Hipnosis is a rock band from Marianao, La Habana, Cuba. Formed in 2001, the band rose to national fame in 2004 with its debut video, The Chosen One. Hipnosis fuses varied influences taken from heavy metal, thrash, doom and grunge styles. They arrived in the United States on July 21, 2013 and requested political asylum. They now reside in Pembroke Pines, FL.

==Band history==
Hipnosis began in 2001, bringing together young people with different musical influences including types of metal such as Heavy Metal, Death Metal, Power Metal, Thrash Metal and Gothic Metal.

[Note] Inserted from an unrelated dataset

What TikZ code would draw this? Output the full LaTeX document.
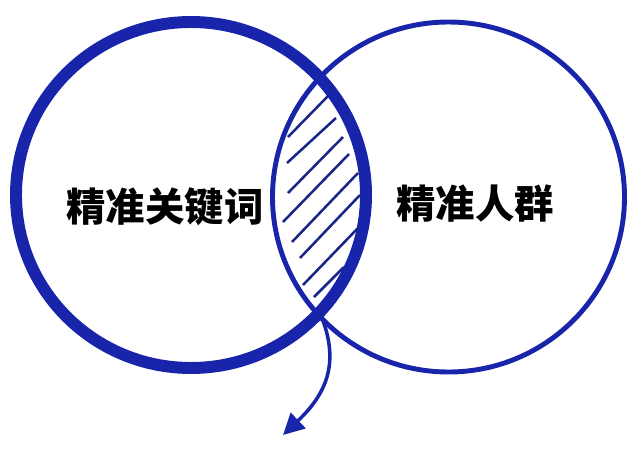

After being selected in 2003 as the best novel group in a poll promoted by the television program Cuerda Viva, they produced the album The Chosen One (2004), which was nominated by Cubadisco 2005 in the Rock and Opera Prima categories. Giovany Milhet is the composer of all the songs on the album. There follow-up album, Revelation, won the Cuba Disco Award for Best Rock/Metal Album of 2013. They continue to perform in the United States.

==Discography==
- The Chosen One (2004)
- Revelation (2012)

==Demos==
- Hope (2002)
- Labyrinth (2003)
- In your Dreams (2007)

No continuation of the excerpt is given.